NEW YORK (AP) _ Maybe it was the mind-numbing heat that had Mayor Rudolph Giuliani briefly thinking the emperor and empress of Japan were from Italy.

″You are among friends in New York City and in America,″ the mayor told Emperor Akihito and Empress Michiko as he toasted them during a dinner at the Metropolitan Museum of Art on Wednesday night.

″The friendship between Italy ... ,″ Giuliani started to say as the audience laughed. ″Italy? Japan and the United States,″ he continued, ″is a strong and a very deep one, and one that you will enhance by your visit throughout the United States.″


Then Giuliani uttered something in Japanese that left Akihito looking puzzled. Members of the emperor’s entourage said they could not understand what the mayor said.

Gov. Mario Cuomo said Japan and the United States are ″two great peoples.″

″We wish the best that can be wished for between friends,″ he added.

Earlier, the mayor and his wife, Donna Hanover Giuliani, had met the emperor and empress in the presidential suite of the Waldorf-Astoria Hotel.

Giuliani profusely apologized for how the hazy heat had obscured the city’s famous skyline after the royal couple landed Wednesday as part of their 16-day U.S. tour. The visit is described by Japanese officials as intended to promote good will between two countries whose economic partnership is strained by trade disputes.

Giuliani, carrying a gift in a blue wrapper, welcomed Akihito with a handshake.

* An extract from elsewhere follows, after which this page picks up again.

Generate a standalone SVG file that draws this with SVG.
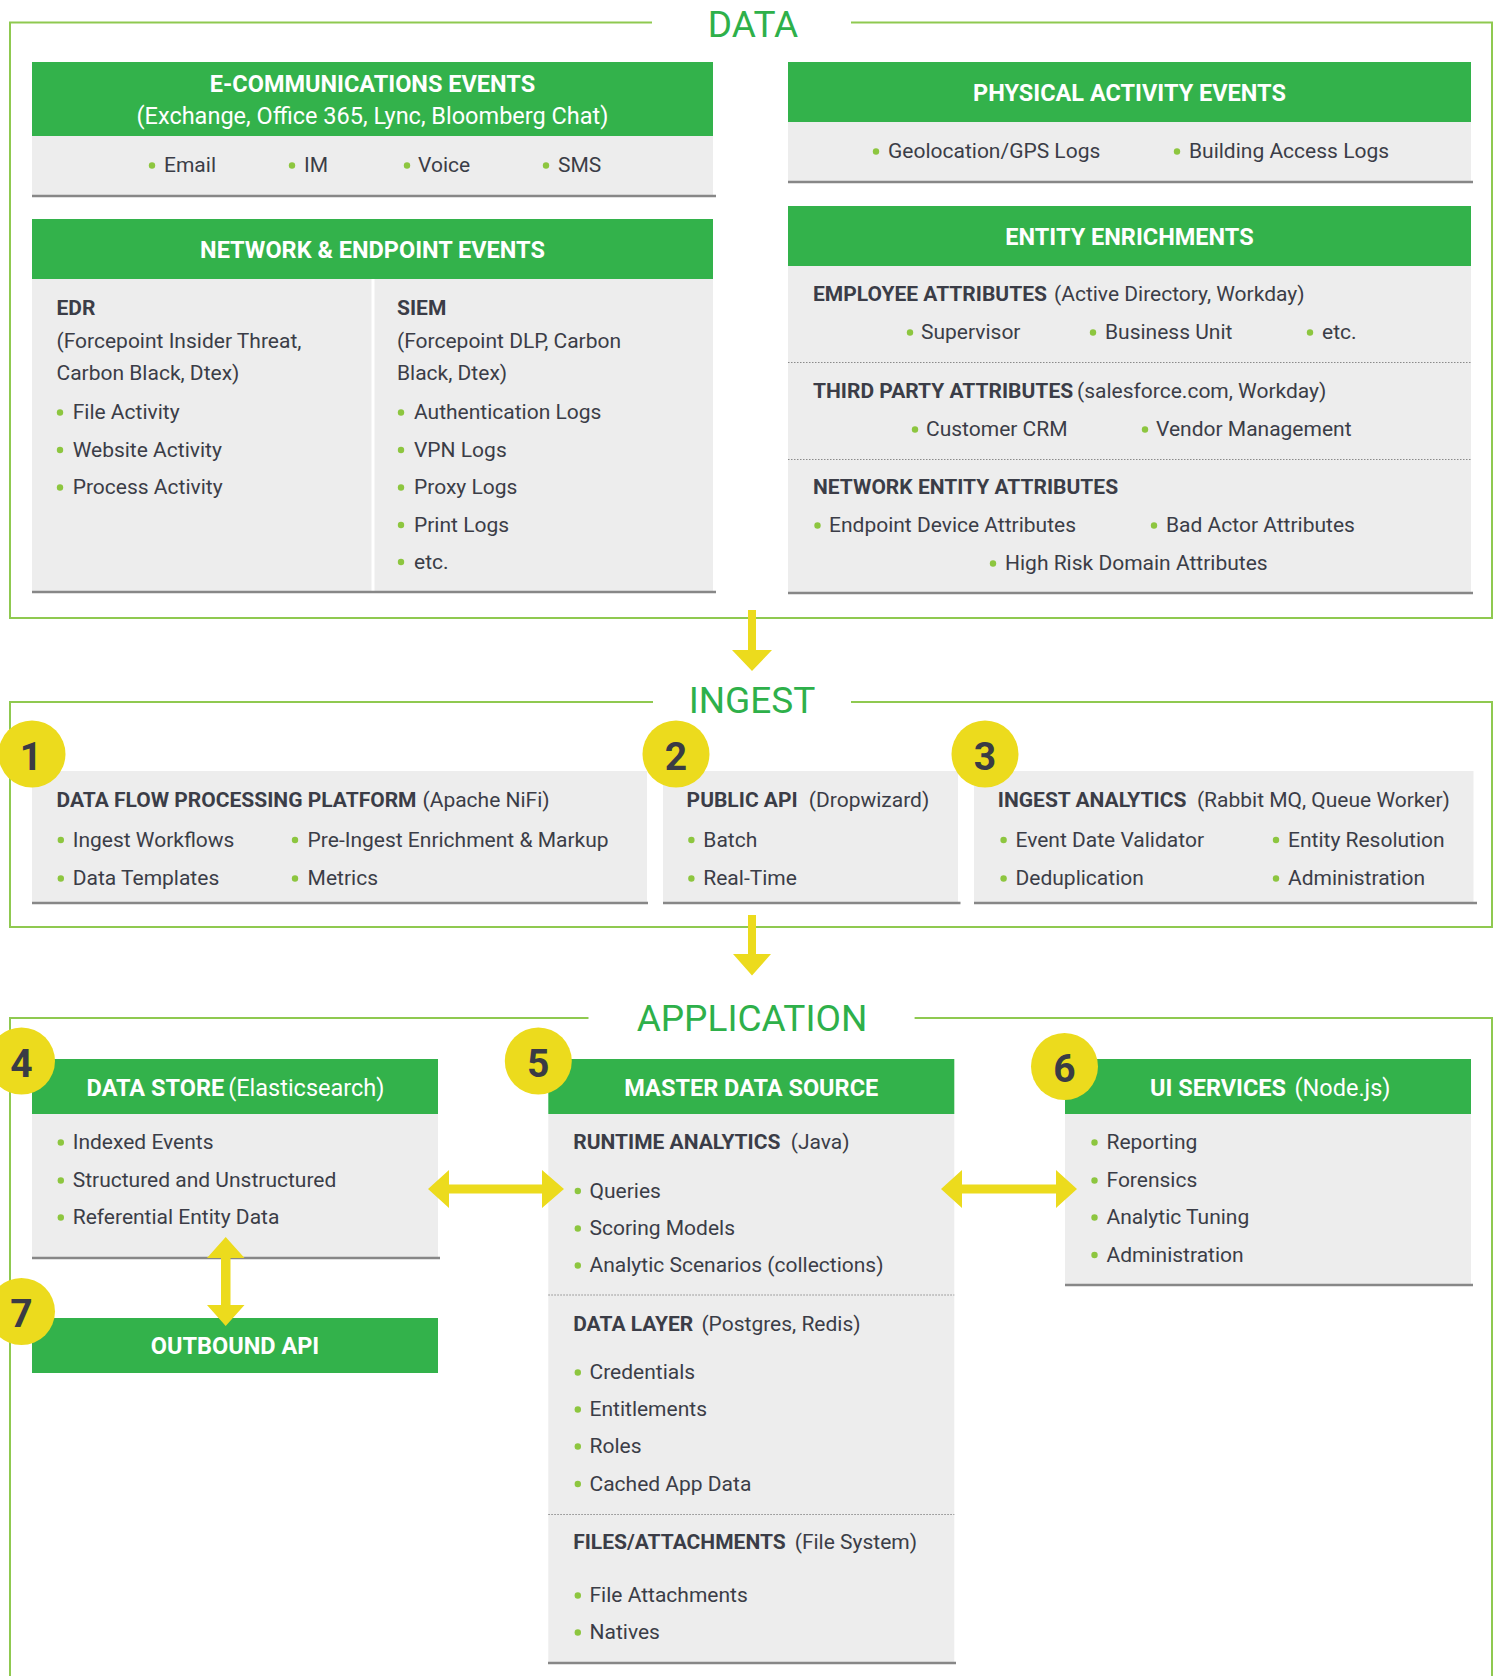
<svg xmlns="http://www.w3.org/2000/svg" width="1498" height="1676" viewBox="0 0 1498 1676">
<style>
.sec{fill:none;stroke:#8fc950;stroke-width:2}
.title{font-family:Roboto,"Liberation Sans",sans-serif;font-size:37px;font-weight:400;fill:#2eb04a;text-anchor:middle}
.hdr{fill:#33b24b}
.bod{fill:#ededed}
.rule{stroke:#878787;stroke-width:2.5}
.dots{stroke:#8a8a8a;stroke-width:1;stroke-dasharray:1.5 1.5}
.ht{font-family:Roboto,"Liberation Sans",sans-serif;font-size:23.5px;font-weight:700;fill:#ffffff}
.hr{font-weight:400}
.t{font-family:Roboto,"Liberation Sans",sans-serif;font-size:21px;font-weight:400;fill:#3b3d47}
.tb{font-weight:700}
.b{fill:#8dc63f}
.circ{fill:#ecdb1d}
.num{font-family:Roboto,"Liberation Sans",sans-serif;font-size:39px;font-weight:700;fill:#3a3b45;text-anchor:middle}
.arr{fill:#ecdb1d}
.mid{text-anchor:middle}
</style>

<!-- Sections -->
<g id="section-data">
<path class="sec" d="M652,22.5 H10 V618 H1492 V22.5 H851"/>
<text class="title" x="753" y="36.5">DATA</text>
</g>
<g id="section-ingest">
<path class="sec" d="M653,702 H10 V927 H1492 V702 H851"/>
<text class="title" x="752" y="712.5">INGEST</text>
</g>
<g id="section-application">
<path class="sec" d="M588.5,1018 H10 V1680 M1492,1680 V1018 H914.6"/>
<text class="title" x="752" y="1031">APPLICATION</text>
</g>

<!-- E-Communications -->
<g id="ecomm">
<rect class="hdr" x="32" y="62" width="681" height="74"/>
<rect class="bod" x="32" y="136" width="681" height="60"/>
<line class="rule" x1="32" y1="196" x2="716" y2="196"/>
<text class="ht mid" x="372.5" y="92">E-COMMUNICATIONS EVENTS</text>
<text class="ht hr mid" x="372.5" y="124">(Exchange, Office 365, Lync, Bloomberg Chat)</text>
<circle class="b" cx="152" cy="165.5" r="3.2"/><text class="t" x="164" y="172">Email</text>
<circle class="b" cx="292" cy="165.5" r="3.2"/><text class="t" x="304" y="172">IM</text>
<circle class="b" cx="407" cy="165.5" r="3.2"/><text class="t" x="418" y="172">Voice</text>
<circle class="b" cx="546" cy="165.5" r="3.2"/><text class="t" x="558" y="172">SMS</text>
</g>

<!-- Network & Endpoint -->
<g id="network-endpoint">
<rect class="hdr" x="32" y="219" width="681" height="60"/>
<rect class="bod" x="32" y="279" width="681" height="313"/>
<line x1="373" y1="279" x2="373" y2="592" stroke="#ffffff" stroke-width="3"/>
<line class="rule" x1="32" y1="592" x2="716" y2="592"/>
<text class="ht mid" x="372.5" y="258">NETWORK &amp; ENDPOINT EVENTS</text>
<text class="t tb" x="56.5" y="315">EDR</text>
<text class="t" x="56.5" y="348">(Forcepoint Insider Threat,</text>
<text class="t" x="56.5" y="380">Carbon Black, Dtex)</text>
<circle class="b" cx="60" cy="412.5" r="3.2"/><text class="t" x="72.7" y="419">File Activity</text>
<circle class="b" cx="60" cy="450" r="3.2"/><text class="t" x="72.7" y="456.5">Website Activity</text>
<circle class="b" cx="60" cy="487.5" r="3.2"/><text class="t" x="72.7" y="494">Process Activity</text>
<text class="t tb" x="397" y="315">SIEM</text>
<text class="t" x="397" y="348">(Forcepoint DLP, Carbon</text>
<text class="t" x="397" y="380">Black, Dtex)</text>
<circle class="b" cx="401" cy="412.5" r="3.2"/><text class="t" x="414" y="419">Authentication Logs</text>
<circle class="b" cx="401" cy="450" r="3.2"/><text class="t" x="414" y="456.5">VPN Logs</text>
<circle class="b" cx="401" cy="487.5" r="3.2"/><text class="t" x="414" y="494">Proxy Logs</text>
<circle class="b" cx="401" cy="525" r="3.2"/><text class="t" x="414" y="531.5">Print Logs</text>
<circle class="b" cx="401" cy="562" r="3.2"/><text class="t" x="414" y="568.5">etc.</text>
</g>

<!-- Physical Activity -->
<g id="physical-activity">
<rect class="hdr" x="788" y="62" width="683" height="60"/>
<rect class="bod" x="788" y="122" width="683" height="60"/>
<line class="rule" x1="788" y1="182" x2="1473" y2="182"/>
<text class="ht mid" x="1129.5" y="101">PHYSICAL ACTIVITY EVENTS</text>
<circle class="b" cx="876" cy="151.5" r="3.2"/><text class="t" x="888" y="158">Geolocation/GPS Logs</text>
<circle class="b" cx="1177" cy="151.5" r="3.2"/><text class="t" x="1189" y="158">Building Access Logs</text>
</g>

<!-- Entity Enrichments -->
<g id="entity-enrichments">
<rect class="hdr" x="788" y="206" width="683" height="60"/>
<rect class="bod" x="788" y="266" width="683" height="327"/>
<line class="rule" x1="788" y1="593" x2="1473" y2="593"/>
<line class="dots" x1="788" y1="362.5" x2="1471" y2="362.5"/>
<line class="dots" x1="788" y1="459.5" x2="1471" y2="459.5"/>
<text class="ht mid" x="1129.5" y="245">ENTITY ENRICHMENTS</text>
<text class="t" y="301"><tspan class="tb" x="813">EMPLOYEE ATTRIBUTES</tspan><tspan x="1054">(Active Directory, Workday)</tspan></text>
<circle class="b" cx="910" cy="332.5" r="3.2"/><text class="t" x="921" y="339">Supervisor</text>
<circle class="b" cx="1093" cy="332.5" r="3.2"/><text class="t" x="1105" y="339">Business Unit</text>
<circle class="b" cx="1310" cy="332.5" r="3.2"/><text class="t" x="1322" y="339">etc.</text>
<text class="t" y="398"><tspan class="tb" x="813">THIRD PARTY ATTRIBUTES</tspan><tspan x="1077">(salesforce.com, Workday)</tspan></text>
<circle class="b" cx="915" cy="429.5" r="3.2"/><text class="t" x="926" y="436">Customer CRM</text>
<circle class="b" cx="1145" cy="429.5" r="3.2"/><text class="t" x="1156" y="436">Vendor Management</text>
<text class="t tb" x="813" y="494">NETWORK ENTITY ATTRIBUTES</text>
<circle class="b" cx="817.5" cy="525.5" r="3.2"/><text class="t" x="829" y="532">Endpoint Device Attributes</text>
<circle class="b" cx="1154" cy="525.5" r="3.2"/><text class="t" x="1166" y="532">Bad Actor Attributes</text>
<circle class="b" cx="993" cy="563.5" r="3.2"/><text class="t" x="1005" y="570">High Risk Domain Attributes</text>
</g>

<!-- Ingest boxes -->
<g id="data-flow-platform">
<rect class="bod" x="32" y="771" width="615" height="132"/>
<line class="rule" x1="32" y1="903" x2="648" y2="903"/>
<text class="t" y="807"><tspan class="tb" x="56.5">DATA FLOW PROCESSING PLATFORM</tspan><tspan x="422.5">(Apache NiFi)</tspan></text>
<circle class="b" cx="60.8" cy="840" r="3.2"/><text class="t" x="72.7" y="846.5">Ingest Workflows</text>
<circle class="b" cx="295" cy="840" r="3.2"/><text class="t" x="307.6" y="846.5">Pre-Ingest Enrichment &amp; Markup</text>
<circle class="b" cx="60.8" cy="878.5" r="3.2"/><text class="t" x="72.7" y="885">Data Templates</text>
<circle class="b" cx="295" cy="878.5" r="3.2"/><text class="t" x="307.6" y="885">Metrics</text>
<circle class="circ" cx="32" cy="754" r="33.5"/>
<text class="num" x="31" y="769.5">1</text>
</g>
<g id="public-api">
<rect class="bod" x="663" y="771" width="295" height="132"/>
<line class="rule" x1="663" y1="903" x2="960.5" y2="903"/>
<text class="t" y="807"><tspan class="tb" x="686.6">PUBLIC API</tspan><tspan x="808.8">(Dropwizard)</tspan></text>
<circle class="b" cx="691.4" cy="840" r="3.2"/><text class="t" x="703.3" y="846.5">Batch</text>
<circle class="b" cx="691.4" cy="878.5" r="3.2"/><text class="t" x="703.3" y="885">Real-Time</text>
<circle class="circ" cx="676" cy="754" r="33.5"/>
<text class="num" x="676" y="769.5">2</text>
</g>
<g id="ingest-analytics">
<rect class="bod" x="974" y="771" width="499.5" height="132"/>
<line class="rule" x1="974" y1="903" x2="1477" y2="903"/>
<text class="t" y="807"><tspan class="tb" x="997.8">INGEST ANALYTICS</tspan><tspan x="1196.9">(Rabbit MQ, Queue Worker)</tspan></text>
<circle class="b" cx="1003.6" cy="840" r="3.2"/><text class="t" x="1015.5" y="846.5">Event Date Validator</text>
<circle class="b" cx="1276" cy="840" r="3.2"/><text class="t" x="1288" y="846.5">Entity Resolution</text>
<circle class="b" cx="1003.6" cy="878.5" r="3.2"/><text class="t" x="1015.5" y="885">Deduplication</text>
<circle class="b" cx="1276" cy="878.5" r="3.2"/><text class="t" x="1288" y="885">Administration</text>
<circle class="circ" cx="985" cy="754" r="33.5"/>
<text class="num" x="985" y="769.5">3</text>
</g>

<!-- Application boxes -->
<g id="data-store">
<rect class="hdr" x="32" y="1059" width="406" height="55"/>
<rect class="bod" x="32" y="1114" width="406" height="144"/>
<line class="rule" x1="32" y1="1258" x2="440" y2="1258"/>
<text class="ht" y="1096"><tspan x="86.6">DATA STORE</tspan><tspan class="hr" x="228.2">(Elasticsearch)</tspan></text>
<circle class="b" cx="60.8" cy="1142.5" r="3.2"/><text class="t" x="72.7" y="1149">Indexed Events</text>
<circle class="b" cx="60.8" cy="1180.5" r="3.2"/><text class="t" x="72.7" y="1187">Structured and Unstructured</text>
<circle class="b" cx="60.8" cy="1217.5" r="3.2"/><text class="t" x="72.7" y="1224">Referential Entity Data</text>
<circle class="circ" cx="21.5" cy="1061" r="33.5"/>
<text class="num" x="21.5" y="1076.5">4</text>
</g>
<g id="outbound-api">
<rect class="hdr" x="32" y="1318" width="406" height="55"/>
<text class="ht mid" x="235" y="1354">OUTBOUND API</text>
<circle class="circ" cx="21.5" cy="1311.5" r="33.5"/>
<text class="num" x="21.5" y="1327">7</text>
</g>
<g id="master-data-source">
<rect class="hdr" x="548.3" y="1059" width="406" height="55"/>
<rect class="bod" x="548.3" y="1114" width="406" height="549"/>
<line class="rule" x1="548" y1="1663" x2="956" y2="1663"/>
<line class="dots" x1="548.3" y1="1295" x2="954.3" y2="1295"/>
<line class="dots" x1="548.3" y1="1514.5" x2="954.3" y2="1514.5"/>
<text class="ht mid" x="751.3" y="1096">MASTER DATA SOURCE</text>
<text class="t" y="1149"><tspan class="tb" x="573.2">RUNTIME ANALYTICS</tspan><tspan x="790.7">(Java)</tspan></text>
<circle class="b" cx="577.8" cy="1191" r="3.2"/><text class="t" x="589.5" y="1197.5">Queries</text>
<circle class="b" cx="577.8" cy="1228.5" r="3.2"/><text class="t" x="589.5" y="1235">Scoring Models</text>
<circle class="b" cx="577.8" cy="1265.5" r="3.2"/><text class="t" x="589.5" y="1272">Analytic Scenarios (collections)</text>
<text class="t" y="1331"><tspan class="tb" x="573.2">DATA LAYER</tspan><tspan x="701.4">(Postgres, Redis)</tspan></text>
<circle class="b" cx="577.8" cy="1372.5" r="3.2"/><text class="t" x="589.5" y="1379">Credentials</text>
<circle class="b" cx="577.8" cy="1409.5" r="3.2"/><text class="t" x="589.5" y="1416">Entitlements</text>
<circle class="b" cx="577.8" cy="1446.5" r="3.2"/><text class="t" x="589.5" y="1453">Roles</text>
<circle class="b" cx="577.8" cy="1484" r="3.2"/><text class="t" x="589.5" y="1490.5">Cached App Data</text>
<text class="t" y="1549"><tspan class="tb" x="573.2">FILES/ATTACHMENTS</tspan><tspan x="794.7">(File System)</tspan></text>
<circle class="b" cx="577.8" cy="1595.5" r="3.2"/><text class="t" x="589.5" y="1602">File Attachments</text>
<circle class="b" cx="577.8" cy="1632.5" r="3.2"/><text class="t" x="589.5" y="1639">Natives</text>
<circle class="circ" cx="538.3" cy="1061" r="33.5"/>
<text class="num" x="538.3" y="1076.5">5</text>
</g>
<g id="ui-services">
<rect class="hdr" x="1065" y="1059" width="406" height="55"/>
<rect class="bod" x="1065" y="1114" width="406" height="171"/>
<line class="rule" x1="1065" y1="1285" x2="1473" y2="1285"/>
<text class="ht" y="1096"><tspan x="1150">UI SERVICES</tspan><tspan class="hr" x="1294.5">(Node.js)</tspan></text>
<circle class="b" cx="1094.5" cy="1142.5" r="3.2"/><text class="t" x="1106.5" y="1149">Reporting</text>
<circle class="b" cx="1094.5" cy="1180.5" r="3.2"/><text class="t" x="1106.5" y="1187">Forensics</text>
<circle class="b" cx="1094.5" cy="1217.5" r="3.2"/><text class="t" x="1106.5" y="1224">Analytic Tuning</text>
<circle class="b" cx="1094.5" cy="1255" r="3.2"/><text class="t" x="1106.5" y="1261.5">Administration</text>
<circle class="circ" cx="1064.5" cy="1066.5" r="33.5"/>
<text class="num" x="1064.5" y="1082">6</text>
</g>

<!-- Connectors -->
<g id="connectors">
<polygon class="arr" points="748,610 756,610 756,650 772,650 752,671 732,650 748,650"/>
<polygon class="arr" points="748,915 756,915 756,954 771,954 752,975.5 733,954 748,954"/>
<polygon class="arr" points="428,1189 449,1170 449,1184.5 542,1184.5 542,1170 564,1189 542,1208 542,1193.5 449,1193.5 449,1208"/>
<polygon class="arr" points="941,1189 962,1170 962,1184.5 1056,1184.5 1056,1170 1077,1189 1056,1208 1056,1193.5 962,1193.5 962,1208"/>
<polygon class="arr" points="225.7,1237 244.5,1258 230.5,1258 230.5,1305 244.5,1305 225.7,1326 207,1305 221,1305 221,1258 207,1258"/>
</g>
</svg>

And noting the record-tying 96-degree heat and the haze that blanketed the city, he said: ″Hopefully the fog will lift and tomorrow it will be bright and sunny.″

Akihito responded, ″I look forward to seeing the skyline.″

Akihito and Michiko greeted guests in the Met’s Charles Engelhard Court, with its collection of American art, before dining on beef Wellington with a celebrity-studded, black-tie gathering of about 400 in the Temple of Dendur exhibit.

Banker David Rockefeller and Arthur Ochs Sulzberger, chairman of The New York Times Co., were co-chairmen of the dinner welcoming committee.

The guest list included a clutch of former prime ministers - Sir Edward Heath of Britain, Jacques Chirac of France, Amintore Fanfani of Italy, Chancellor Helmut Schmidt of West Germany and Yasuhiro Nakasone and Kiichi Miyazawa of Japan.


Other notables were former Mayor David Dinkins, violinist Isaac Stern, designer Hanae Mori, economist Paul Samuelson and entrepreneur Donald Trump.

Akihito, 60, grew to gray-haired middle age before assuming Japan’s ″Chrysanthemum Throne″ in 1989 after the death of his father, Hirohito.

Hirohito, Japan’s longest-reigning sovereign, was once photographed on a visit to Disneyland wearing a Mickey Mouse watch, but for the most part he was a remote figure who appeared rarely in public.

His son is an outgoing type who was tutored in English as a youth and has tried to demystify the royal family, whose lives have long been jealously protected by the tradition-steeped Imperial Household Agency.